▶ **EXERCISE INSTRUCTIONS**:
Write each line out exactly, leaving none out.

•••••

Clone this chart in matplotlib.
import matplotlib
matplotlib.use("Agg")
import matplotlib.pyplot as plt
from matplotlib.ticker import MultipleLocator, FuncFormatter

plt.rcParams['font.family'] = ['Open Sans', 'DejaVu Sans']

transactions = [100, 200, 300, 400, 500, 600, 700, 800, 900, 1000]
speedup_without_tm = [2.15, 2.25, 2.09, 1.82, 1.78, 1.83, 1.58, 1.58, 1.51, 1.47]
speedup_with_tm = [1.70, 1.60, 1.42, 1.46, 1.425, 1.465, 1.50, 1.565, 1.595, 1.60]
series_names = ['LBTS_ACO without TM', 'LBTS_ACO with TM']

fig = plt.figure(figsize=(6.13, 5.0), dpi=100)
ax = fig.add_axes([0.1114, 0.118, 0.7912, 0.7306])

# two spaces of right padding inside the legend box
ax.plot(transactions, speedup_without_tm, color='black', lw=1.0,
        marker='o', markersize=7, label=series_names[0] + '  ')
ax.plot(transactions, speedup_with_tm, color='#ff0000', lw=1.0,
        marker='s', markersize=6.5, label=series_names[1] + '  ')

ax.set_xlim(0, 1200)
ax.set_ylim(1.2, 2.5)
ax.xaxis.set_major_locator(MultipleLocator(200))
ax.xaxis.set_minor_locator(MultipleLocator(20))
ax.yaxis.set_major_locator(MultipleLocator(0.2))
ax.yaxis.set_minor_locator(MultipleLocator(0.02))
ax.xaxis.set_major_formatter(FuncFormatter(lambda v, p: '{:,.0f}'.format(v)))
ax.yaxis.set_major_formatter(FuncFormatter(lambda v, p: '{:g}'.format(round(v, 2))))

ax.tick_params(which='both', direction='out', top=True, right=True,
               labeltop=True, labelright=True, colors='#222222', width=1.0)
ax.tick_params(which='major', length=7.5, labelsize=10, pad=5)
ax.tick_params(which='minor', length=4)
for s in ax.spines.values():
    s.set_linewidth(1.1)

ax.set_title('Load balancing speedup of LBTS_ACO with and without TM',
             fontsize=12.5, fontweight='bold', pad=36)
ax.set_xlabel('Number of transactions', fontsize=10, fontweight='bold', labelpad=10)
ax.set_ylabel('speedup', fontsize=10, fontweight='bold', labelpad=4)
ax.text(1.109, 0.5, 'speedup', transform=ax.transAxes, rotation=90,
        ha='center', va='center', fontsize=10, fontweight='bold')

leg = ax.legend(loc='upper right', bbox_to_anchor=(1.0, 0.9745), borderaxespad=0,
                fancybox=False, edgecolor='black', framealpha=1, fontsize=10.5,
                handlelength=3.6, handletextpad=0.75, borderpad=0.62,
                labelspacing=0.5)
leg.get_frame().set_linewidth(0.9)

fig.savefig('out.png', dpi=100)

•••••

▶ **ANSWER TO THE TASK**:
Clone this chart in matplotlib.
import matplotlib
matplotlib.use("Agg")
import matplotlib.pyplot as plt
from matplotlib.ticker import MultipleLocator, FuncFormatter

plt.rcParams['font.family'] = ['Open Sans', 'DejaVu Sans']

transactions = [100, 200, 300, 400, 500, 600, 700, 800, 900, 1000]
speedup_without_tm = [2.15, 2.25, 2.09, 1.82, 1.78, 1.83, 1.58, 1.58, 1.51, 1.47]
speedup_with_tm = [1.70, 1.60, 1.42, 1.46, 1.425, 1.465, 1.50, 1.565, 1.595, 1.60]
series_names = ['LBTS_ACO without TM', 'LBTS_ACO with TM']

fig = plt.figure(figsize=(6.13, 5.0), dpi=100)
ax = fig.add_axes([0.1114, 0.118, 0.7912, 0.7306])

# two spaces of right padding inside the legend box
ax.plot(transactions, speedup_without_tm, color='black', lw=1.0,
        marker='o', markersize=7, label=series_names[0] + '  ')
ax.plot(transactions, speedup_with_tm, color='#ff0000', lw=1.0,
        marker='s', markersize=6.5, label=series_names[1] + '  ')

ax.set_xlim(0, 1200)
ax.set_ylim(1.2, 2.5)
ax.xaxis.set_major_locator(MultipleLocator(200))
ax.xaxis.set_minor_locator(MultipleLocator(20))
ax.yaxis.set_major_locator(MultipleLocator(0.2))
ax.yaxis.set_minor_locator(MultipleLocator(0.02))
ax.xaxis.set_major_formatter(FuncFormatter(lambda v, p: '{:,.0f}'.format(v)))
ax.yaxis.set_major_formatter(FuncFormatter(lambda v, p: '{:g}'.format(round(v, 2))))

ax.tick_params(which='both', direction='out', top=True, right=True,
               labeltop=True, labelright=True, colors='#222222', width=1.0)
ax.tick_params(which='major', length=7.5, labelsize=10, pad=5)
ax.tick_params(which='minor', length=4)
for s in ax.spines.values():
    s.set_linewidth(1.1)

ax.set_title('Load balancing speedup of LBTS_ACO with and without TM',
             fontsize=12.5, fontweight='bold', pad=36)
ax.set_xlabel('Number of transactions', fontsize=10, fontweight='bold', labelpad=10)
ax.set_ylabel('speedup', fontsize=10, fontweight='bold', labelpad=4)
ax.text(1.109, 0.5, 'speedup', transform=ax.transAxes, rotation=90,
        ha='center', va='center', fontsize=10, fontweight='bold')

leg = ax.legend(loc='upper right', bbox_to_anchor=(1.0, 0.9745), borderaxespad=0,
                fancybox=False, edgecolor='black', framealpha=1, fontsize=10.5,
                handlelength=3.6, handletextpad=0.75, borderpad=0.62,
                labelspacing=0.5)
leg.get_frame().set_linewidth(0.9)

fig.savefig('out.png', dpi=100)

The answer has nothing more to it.